Larry placed this in the comment thread for last post on this particular topic (a few back) but I am "upgrading" it so that it doesn't get overlooked & so debate/discussion can continue if there's interest. In response to last line of Larry's report -- a bet on the river, essentially -- I check raise with an older post from Revkin!
Late, but still pertinent, here's Judith Curry's own scholarly rejoinder, including Mann/Nucitelli, the Economist, and a variety of other papers on both sides of the climate sensitivity issue -- her synthesis:
Mann and Nuccitelli state:
"When the collective information from all of these independent sources of information is combined, climate scientists indeed find evidence for a climate sensitivity that is very close to the canonical 3°C estimate. That estimate still remains the scientific consensus, and current generation climate models — which tend to cluster in their climate sensitivity values around this estimate — remain our best tools for projecting future climate change and its potential impacts."
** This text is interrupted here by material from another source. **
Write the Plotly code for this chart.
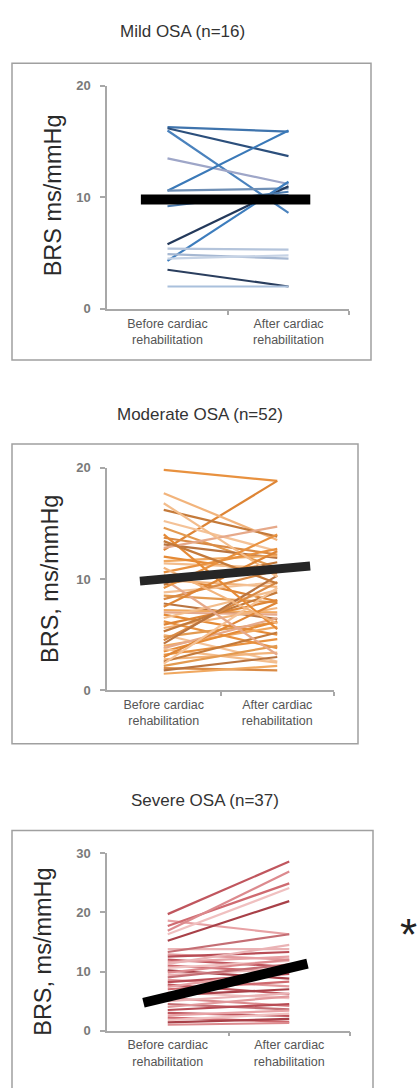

The Economist article stated:
"If climate scientists were credit-rating agencies, climate sensitivity would be on negative watch. But it would not yet be downgraded."
The combination of the articles by Schlesinger, Lewis, and Masters (not mentioned in the Economist article) add substantial weight to the negative watch.
In support of estimates on the high end, we have the Fasullo and Trenberth paper, which in my mind is refuted by the combination of the Olson et al., Tung and Zhou, and Klocke et al. papers. If a climate model under represents the multidecadal modes of climate variability yet agrees well with observations during a period of warming, then it is to be inferred that the climate model sensitivity is too high.
That leaves Jim Hansen’s as yet unpublished paper among the recent research that provides support for sensitivity on the high end.
On the RealClimate thread, Gavin made the following statement:
"In the meantime, the ‘meta-uncertainty’ across the methods remains stubbornly high with support for both relatively low numbers around 2ºC and higher ones around 4ºC, so that is likely to remain the consensus range."
In weighing the new evidence, especially improvements in the methodology of sensitivity analysis, it is becoming increasing difficult not to downgrade the estimates of climate sensitivity.
And finally, it is a major coup for the freelance/citizen climate scientist movement to see Nic Lewis and Troy masters publish influential papers on this topic in leading journals.
Should indicate, if nothing else, that debate over this significant point continues, and that climate ideologues committed to heightening alarm in order to achieve political (and these days often financial) ends indeed have cause for concern.
Oh yeah? Well, consider what the sagacious science writer Andy Revkin says. I think he is seeing more clearly than the climate-policy activists who seem to view the debate featured in the Economist article as putting them in a bad spot. He concludes that if sensitivity is recalibrated to reflect over-estimation, the message is simply, "hey, there's more time to try to work this problem out ... phew!" So my sense of puzzlement continues.